Par exemple, en ce qui concerne l’évaluation des conséquences de la réforme envisagée sur les conditions de travail, tous les parlementaires sont aujourd’hui confrontés, sur le terrain, au problème du stress au travail dans les entreprises, quel que soit le statut de celles-ci. Cela est tellement vrai que la conférence des présidents de notre assemblée a décidé à l’unanimité, sur l’initiative de Mme la présidente de la commission des affaires sociales, de mettre en place une mission d’enquête sur cette question. En effet, il n’est pas acceptable que le travail puisse conduire certains salariés à perdre la vie.
Par conséquent, monsieur le ministre, appliquez le principe de précaution et acceptez nos propositions. Étudions quelles seront, dans cet avenir que vous prétendez radieux, les conditions de travail des salariés de La Poste. C’est une question qui intéresse tout le monde ! Dites-nous simplement de quel délai vous avez besoin pour réaliser un rapport sur ce thème. J’ajoute que prévoir la remise d’un tel document constituerait aussi un signal adressé à la direction de l’entreprise, qui saurait ainsi que le Parlement examinera de très près les conditions de travail de son personnel.
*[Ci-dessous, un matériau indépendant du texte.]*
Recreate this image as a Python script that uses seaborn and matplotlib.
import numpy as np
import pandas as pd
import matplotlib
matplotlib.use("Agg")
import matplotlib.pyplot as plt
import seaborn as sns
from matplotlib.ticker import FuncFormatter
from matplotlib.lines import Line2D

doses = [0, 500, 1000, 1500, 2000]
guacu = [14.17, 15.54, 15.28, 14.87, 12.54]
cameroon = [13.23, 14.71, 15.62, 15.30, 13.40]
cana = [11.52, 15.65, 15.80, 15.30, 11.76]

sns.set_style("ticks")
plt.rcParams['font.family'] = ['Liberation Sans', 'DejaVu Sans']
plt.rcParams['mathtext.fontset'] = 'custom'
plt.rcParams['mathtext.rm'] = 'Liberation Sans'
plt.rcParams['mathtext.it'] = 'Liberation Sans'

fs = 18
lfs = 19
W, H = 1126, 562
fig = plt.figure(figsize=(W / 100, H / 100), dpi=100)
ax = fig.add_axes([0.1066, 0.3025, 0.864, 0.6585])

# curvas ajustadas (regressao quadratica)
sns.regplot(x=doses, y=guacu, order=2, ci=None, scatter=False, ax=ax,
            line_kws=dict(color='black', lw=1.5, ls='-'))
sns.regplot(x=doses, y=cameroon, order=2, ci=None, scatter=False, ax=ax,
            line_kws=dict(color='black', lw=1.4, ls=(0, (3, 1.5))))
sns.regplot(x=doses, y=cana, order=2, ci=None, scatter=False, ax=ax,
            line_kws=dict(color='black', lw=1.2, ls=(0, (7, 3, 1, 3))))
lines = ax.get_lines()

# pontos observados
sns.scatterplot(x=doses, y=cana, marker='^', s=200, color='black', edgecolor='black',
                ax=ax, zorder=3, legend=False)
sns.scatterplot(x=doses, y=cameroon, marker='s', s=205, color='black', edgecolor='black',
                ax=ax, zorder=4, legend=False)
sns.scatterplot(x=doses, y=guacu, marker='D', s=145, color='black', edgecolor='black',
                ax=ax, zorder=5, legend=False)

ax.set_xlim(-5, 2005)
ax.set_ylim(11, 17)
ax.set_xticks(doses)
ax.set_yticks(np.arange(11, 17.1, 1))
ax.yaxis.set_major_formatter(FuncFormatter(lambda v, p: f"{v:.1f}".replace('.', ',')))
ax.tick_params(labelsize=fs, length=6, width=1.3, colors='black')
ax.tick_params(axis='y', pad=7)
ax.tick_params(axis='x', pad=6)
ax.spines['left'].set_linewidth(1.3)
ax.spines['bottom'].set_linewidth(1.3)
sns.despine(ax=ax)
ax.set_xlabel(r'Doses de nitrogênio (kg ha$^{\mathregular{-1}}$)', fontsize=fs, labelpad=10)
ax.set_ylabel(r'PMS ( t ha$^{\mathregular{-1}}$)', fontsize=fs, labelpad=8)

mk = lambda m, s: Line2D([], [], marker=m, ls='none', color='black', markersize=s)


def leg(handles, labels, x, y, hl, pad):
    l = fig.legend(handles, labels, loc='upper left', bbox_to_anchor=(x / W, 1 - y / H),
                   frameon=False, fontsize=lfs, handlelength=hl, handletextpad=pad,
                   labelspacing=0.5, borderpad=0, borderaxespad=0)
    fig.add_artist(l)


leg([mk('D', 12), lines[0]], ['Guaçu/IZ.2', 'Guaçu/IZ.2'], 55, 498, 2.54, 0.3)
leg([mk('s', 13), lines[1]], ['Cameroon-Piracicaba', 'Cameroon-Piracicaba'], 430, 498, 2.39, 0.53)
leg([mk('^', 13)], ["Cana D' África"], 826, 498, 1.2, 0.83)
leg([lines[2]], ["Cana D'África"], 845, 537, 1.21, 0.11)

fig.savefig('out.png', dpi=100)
Qui parmi nous pourrait être gêné par la présentation d’un rapport sur l’évolution de celles-ci ? Personne, c’est une question de bon sens ! Nous sommes prêts à prendre en considération, je le répète, d’éventuelles difficultés techniques imposant d’allonger les délais.
Monsieur le rapporteur, votre rejet de nos amendements correspond-il à une position systématique ? Considérez-vous que le texte est parfait, et donc non amendable ? Toutefois, je sais que vous êtes trop averti – ou plutôt affranchi, s’agissant de questions postales !
Sourires.
– pour vous livrer à ce petit jeu. Nous vous offrons en quelque sorte l’occasion de nous démontrer votre bonne foi et votre ouverture d’esprit, vous devriez vous faire une joie de la saisir !
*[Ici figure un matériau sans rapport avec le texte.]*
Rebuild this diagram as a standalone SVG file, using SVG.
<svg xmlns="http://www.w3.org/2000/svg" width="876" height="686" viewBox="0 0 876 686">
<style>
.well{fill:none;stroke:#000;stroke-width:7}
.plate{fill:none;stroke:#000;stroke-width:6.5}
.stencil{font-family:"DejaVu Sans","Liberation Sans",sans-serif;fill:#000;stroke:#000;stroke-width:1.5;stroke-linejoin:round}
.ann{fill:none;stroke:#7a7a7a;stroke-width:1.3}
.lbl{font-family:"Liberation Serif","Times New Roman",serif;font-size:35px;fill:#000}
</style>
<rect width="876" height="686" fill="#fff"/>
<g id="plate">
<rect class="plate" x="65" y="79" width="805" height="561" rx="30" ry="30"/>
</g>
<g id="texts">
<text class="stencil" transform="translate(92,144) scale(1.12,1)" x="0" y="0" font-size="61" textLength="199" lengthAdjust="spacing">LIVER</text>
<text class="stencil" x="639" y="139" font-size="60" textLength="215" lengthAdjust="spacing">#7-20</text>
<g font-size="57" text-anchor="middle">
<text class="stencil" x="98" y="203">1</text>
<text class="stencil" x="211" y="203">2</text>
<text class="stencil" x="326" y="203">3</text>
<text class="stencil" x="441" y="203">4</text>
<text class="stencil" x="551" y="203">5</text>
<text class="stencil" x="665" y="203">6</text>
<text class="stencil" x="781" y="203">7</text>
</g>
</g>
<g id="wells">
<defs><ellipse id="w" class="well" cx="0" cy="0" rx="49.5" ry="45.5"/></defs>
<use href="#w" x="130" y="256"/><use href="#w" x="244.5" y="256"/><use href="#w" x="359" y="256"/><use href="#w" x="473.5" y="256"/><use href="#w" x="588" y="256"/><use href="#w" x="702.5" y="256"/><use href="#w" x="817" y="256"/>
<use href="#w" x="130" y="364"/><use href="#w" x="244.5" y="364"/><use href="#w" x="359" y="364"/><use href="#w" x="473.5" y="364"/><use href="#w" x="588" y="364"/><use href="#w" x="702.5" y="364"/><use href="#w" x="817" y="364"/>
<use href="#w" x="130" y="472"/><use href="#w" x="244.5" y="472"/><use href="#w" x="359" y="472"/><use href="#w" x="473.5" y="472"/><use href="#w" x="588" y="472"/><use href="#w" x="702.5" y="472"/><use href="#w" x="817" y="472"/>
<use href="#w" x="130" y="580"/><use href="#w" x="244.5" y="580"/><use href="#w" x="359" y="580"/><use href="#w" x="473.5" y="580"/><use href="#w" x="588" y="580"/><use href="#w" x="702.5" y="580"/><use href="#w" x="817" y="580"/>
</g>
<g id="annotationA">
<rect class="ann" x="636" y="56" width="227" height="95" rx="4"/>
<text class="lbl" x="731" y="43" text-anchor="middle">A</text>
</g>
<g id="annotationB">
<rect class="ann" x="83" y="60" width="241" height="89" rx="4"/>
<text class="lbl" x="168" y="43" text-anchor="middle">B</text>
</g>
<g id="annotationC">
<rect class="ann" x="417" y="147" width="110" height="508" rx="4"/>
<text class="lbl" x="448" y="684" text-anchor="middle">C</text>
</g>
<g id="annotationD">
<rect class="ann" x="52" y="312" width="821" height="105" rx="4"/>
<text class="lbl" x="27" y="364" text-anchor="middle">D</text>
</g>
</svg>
Applaudissements sur les travées du groupe socialiste.
M. Pierre Hérisson, rapporteur. Monsieur Frimat, tout au long de l’examen des 629 amendements ayant été déposés sur ce texte, j’aurai maintes occasions de faire preuve de mon ouverture d’esprit lorsque vos propositions en vaudront la peine ! Dans le cas présent, je ne vois pas l’utilité de ces demandes de rapports, sinon pour faire de l’obstruction !
Protestations sur les travées du groupe socialiste.
Je mets aux voix l'amendement n° 6.
Je suis saisi d'une demande de scrutin public émanant de la commission.
Il va être procédé au scrutin dans les conditions fixées par l'article 56 du règlement.
Le scrutin a lieu.
Il est procédé au comptage des votes.
Voici le résultat du dépouillement du scrutin n° 14 :
Le Sénat n'a pas adopté.
Mes chers collègues, nous allons maintenant interrompre nos travaux ; nous les reprendrons à vingt et une heures quarante-cinq.
La séance est suspendue.
La séance, suspendue à dix-neuf heures trente, est reprise à vingt-et-une heures cinquante.